# [INSTRUCTIONS FOR THE TASK]
In the listing that follows, retype every line from the first through the one containing "4.02, 3.91, 3.26]". Pictures are to be left out.

# [DATASET EXCERPT]
----
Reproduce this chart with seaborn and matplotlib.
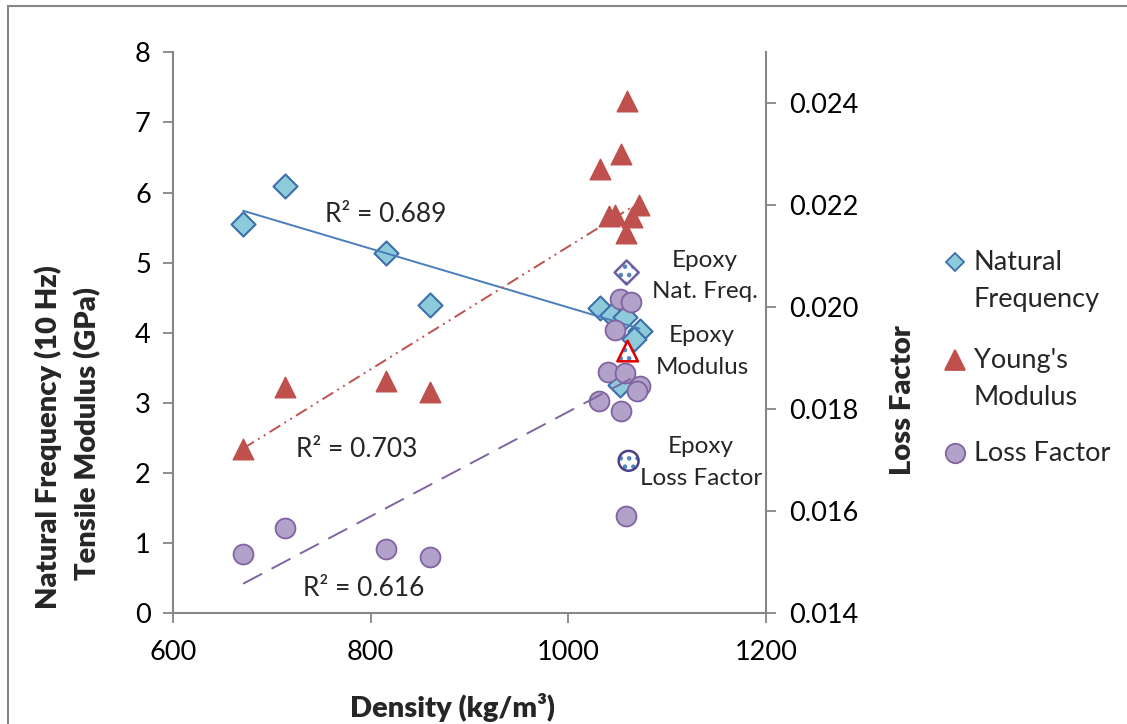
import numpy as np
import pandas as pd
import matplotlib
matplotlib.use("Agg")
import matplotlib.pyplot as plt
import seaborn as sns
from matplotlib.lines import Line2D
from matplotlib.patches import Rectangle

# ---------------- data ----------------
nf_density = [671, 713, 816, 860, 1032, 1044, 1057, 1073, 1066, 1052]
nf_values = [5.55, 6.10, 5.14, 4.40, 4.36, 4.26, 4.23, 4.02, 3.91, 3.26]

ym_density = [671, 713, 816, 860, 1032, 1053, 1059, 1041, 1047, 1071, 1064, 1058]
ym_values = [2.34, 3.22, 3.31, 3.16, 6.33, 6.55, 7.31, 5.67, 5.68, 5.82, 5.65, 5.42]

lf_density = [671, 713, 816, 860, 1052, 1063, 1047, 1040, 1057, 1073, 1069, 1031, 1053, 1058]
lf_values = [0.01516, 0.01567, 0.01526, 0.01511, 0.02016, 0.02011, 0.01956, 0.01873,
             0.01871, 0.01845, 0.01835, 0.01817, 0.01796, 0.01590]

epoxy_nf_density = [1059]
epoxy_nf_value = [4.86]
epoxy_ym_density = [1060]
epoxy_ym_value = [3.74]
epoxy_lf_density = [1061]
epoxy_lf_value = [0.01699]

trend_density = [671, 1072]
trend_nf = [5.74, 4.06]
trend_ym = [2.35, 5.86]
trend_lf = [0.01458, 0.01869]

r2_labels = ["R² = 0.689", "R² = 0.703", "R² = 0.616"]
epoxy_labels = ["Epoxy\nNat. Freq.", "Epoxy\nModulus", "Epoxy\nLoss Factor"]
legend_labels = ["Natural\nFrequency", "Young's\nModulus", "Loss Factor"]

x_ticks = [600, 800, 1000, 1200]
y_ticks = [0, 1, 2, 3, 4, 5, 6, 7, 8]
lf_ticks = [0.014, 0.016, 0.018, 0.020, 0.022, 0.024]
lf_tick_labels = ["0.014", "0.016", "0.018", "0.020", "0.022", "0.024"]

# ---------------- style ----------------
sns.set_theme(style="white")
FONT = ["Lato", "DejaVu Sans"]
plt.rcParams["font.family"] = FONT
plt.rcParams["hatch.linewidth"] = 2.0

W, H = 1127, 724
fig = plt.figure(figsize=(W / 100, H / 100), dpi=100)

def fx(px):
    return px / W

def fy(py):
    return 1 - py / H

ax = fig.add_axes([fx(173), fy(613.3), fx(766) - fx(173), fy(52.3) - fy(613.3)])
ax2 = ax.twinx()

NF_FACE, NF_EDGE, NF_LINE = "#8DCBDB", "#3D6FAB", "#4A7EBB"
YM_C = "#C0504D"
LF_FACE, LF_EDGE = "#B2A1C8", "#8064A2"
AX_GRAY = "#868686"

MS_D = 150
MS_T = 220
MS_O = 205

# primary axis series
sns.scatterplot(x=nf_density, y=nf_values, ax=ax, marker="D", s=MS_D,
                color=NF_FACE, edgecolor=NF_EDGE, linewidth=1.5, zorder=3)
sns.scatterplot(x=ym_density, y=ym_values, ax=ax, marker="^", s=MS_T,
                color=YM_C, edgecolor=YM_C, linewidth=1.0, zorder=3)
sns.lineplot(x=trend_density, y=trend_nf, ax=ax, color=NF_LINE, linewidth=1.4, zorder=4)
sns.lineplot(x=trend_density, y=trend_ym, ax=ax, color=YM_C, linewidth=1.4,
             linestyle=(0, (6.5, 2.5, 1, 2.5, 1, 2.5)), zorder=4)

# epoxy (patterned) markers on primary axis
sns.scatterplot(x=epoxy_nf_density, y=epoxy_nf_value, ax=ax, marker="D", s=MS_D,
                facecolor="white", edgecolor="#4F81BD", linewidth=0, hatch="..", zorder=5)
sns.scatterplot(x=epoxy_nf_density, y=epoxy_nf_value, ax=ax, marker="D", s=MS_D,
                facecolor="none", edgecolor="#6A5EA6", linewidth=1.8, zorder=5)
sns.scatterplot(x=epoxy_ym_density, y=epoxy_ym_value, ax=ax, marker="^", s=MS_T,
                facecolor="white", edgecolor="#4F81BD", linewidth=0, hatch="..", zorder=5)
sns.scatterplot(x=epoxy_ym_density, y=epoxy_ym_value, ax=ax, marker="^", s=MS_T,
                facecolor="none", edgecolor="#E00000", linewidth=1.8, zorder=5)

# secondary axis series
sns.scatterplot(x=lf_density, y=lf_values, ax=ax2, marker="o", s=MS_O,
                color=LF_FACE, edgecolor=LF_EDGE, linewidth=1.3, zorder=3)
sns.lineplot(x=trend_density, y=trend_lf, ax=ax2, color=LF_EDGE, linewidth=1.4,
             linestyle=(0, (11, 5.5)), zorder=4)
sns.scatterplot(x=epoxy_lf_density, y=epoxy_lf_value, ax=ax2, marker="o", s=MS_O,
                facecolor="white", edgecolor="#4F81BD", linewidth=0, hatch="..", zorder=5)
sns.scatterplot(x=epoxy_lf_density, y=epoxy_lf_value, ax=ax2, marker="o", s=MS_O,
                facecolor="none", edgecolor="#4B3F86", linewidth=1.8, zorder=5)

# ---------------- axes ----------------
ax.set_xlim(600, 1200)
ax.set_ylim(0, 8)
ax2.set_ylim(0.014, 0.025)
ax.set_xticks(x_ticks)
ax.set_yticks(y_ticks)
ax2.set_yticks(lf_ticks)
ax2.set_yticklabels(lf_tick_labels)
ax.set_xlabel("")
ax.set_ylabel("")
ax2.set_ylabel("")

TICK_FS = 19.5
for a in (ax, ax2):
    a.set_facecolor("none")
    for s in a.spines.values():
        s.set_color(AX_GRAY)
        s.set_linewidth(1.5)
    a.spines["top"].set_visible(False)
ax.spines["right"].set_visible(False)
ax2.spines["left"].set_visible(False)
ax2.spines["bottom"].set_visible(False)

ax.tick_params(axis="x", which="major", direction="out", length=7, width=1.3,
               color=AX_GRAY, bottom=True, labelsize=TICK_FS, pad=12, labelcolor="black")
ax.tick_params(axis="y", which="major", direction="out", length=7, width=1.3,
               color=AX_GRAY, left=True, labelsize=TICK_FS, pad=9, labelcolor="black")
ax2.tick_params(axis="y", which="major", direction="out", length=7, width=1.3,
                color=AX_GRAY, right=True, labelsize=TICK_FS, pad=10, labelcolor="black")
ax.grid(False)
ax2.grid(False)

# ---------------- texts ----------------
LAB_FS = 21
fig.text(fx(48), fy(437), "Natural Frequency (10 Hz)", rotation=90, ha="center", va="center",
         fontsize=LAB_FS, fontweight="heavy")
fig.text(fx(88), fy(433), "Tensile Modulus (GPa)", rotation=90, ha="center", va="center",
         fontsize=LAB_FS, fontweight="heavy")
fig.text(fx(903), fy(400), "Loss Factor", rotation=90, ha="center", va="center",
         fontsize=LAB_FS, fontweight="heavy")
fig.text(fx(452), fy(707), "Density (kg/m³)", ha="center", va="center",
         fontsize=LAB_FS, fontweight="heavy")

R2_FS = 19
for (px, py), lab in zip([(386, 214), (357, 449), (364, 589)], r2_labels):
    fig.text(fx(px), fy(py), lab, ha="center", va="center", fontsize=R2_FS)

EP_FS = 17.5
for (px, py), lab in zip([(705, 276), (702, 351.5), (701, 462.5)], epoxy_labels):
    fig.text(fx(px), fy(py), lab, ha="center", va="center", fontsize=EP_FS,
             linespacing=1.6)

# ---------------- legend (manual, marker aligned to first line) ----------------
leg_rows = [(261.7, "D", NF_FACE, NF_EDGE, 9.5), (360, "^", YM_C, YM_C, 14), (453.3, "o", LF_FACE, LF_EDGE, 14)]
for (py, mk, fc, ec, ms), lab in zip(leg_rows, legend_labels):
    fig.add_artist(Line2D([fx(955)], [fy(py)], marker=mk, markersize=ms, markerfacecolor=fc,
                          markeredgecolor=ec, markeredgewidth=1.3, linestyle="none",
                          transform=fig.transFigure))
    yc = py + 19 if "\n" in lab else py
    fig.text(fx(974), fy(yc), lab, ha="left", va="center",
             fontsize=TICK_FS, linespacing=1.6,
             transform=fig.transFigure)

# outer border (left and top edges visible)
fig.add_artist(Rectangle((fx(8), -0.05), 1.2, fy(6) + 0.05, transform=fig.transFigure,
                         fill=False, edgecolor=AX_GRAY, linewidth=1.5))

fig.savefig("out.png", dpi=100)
----
# [RESULT]
Reproduce this chart with seaborn and matplotlib.
import numpy as np
import pandas as pd
import matplotlib
matplotlib.use("Agg")
import matplotlib.pyplot as plt
import seaborn as sns
from matplotlib.lines import Line2D
from matplotlib.patches import Rectangle

# ---------------- data ----------------
nf_density = [671, 713, 816, 860, 1032, 1044, 1057, 1073, 1066, 1052]
nf_values = [5.55, 6.10, 5.14, 4.40, 4.36, 4.26, 4.23, 4.02, 3.91, 3.26]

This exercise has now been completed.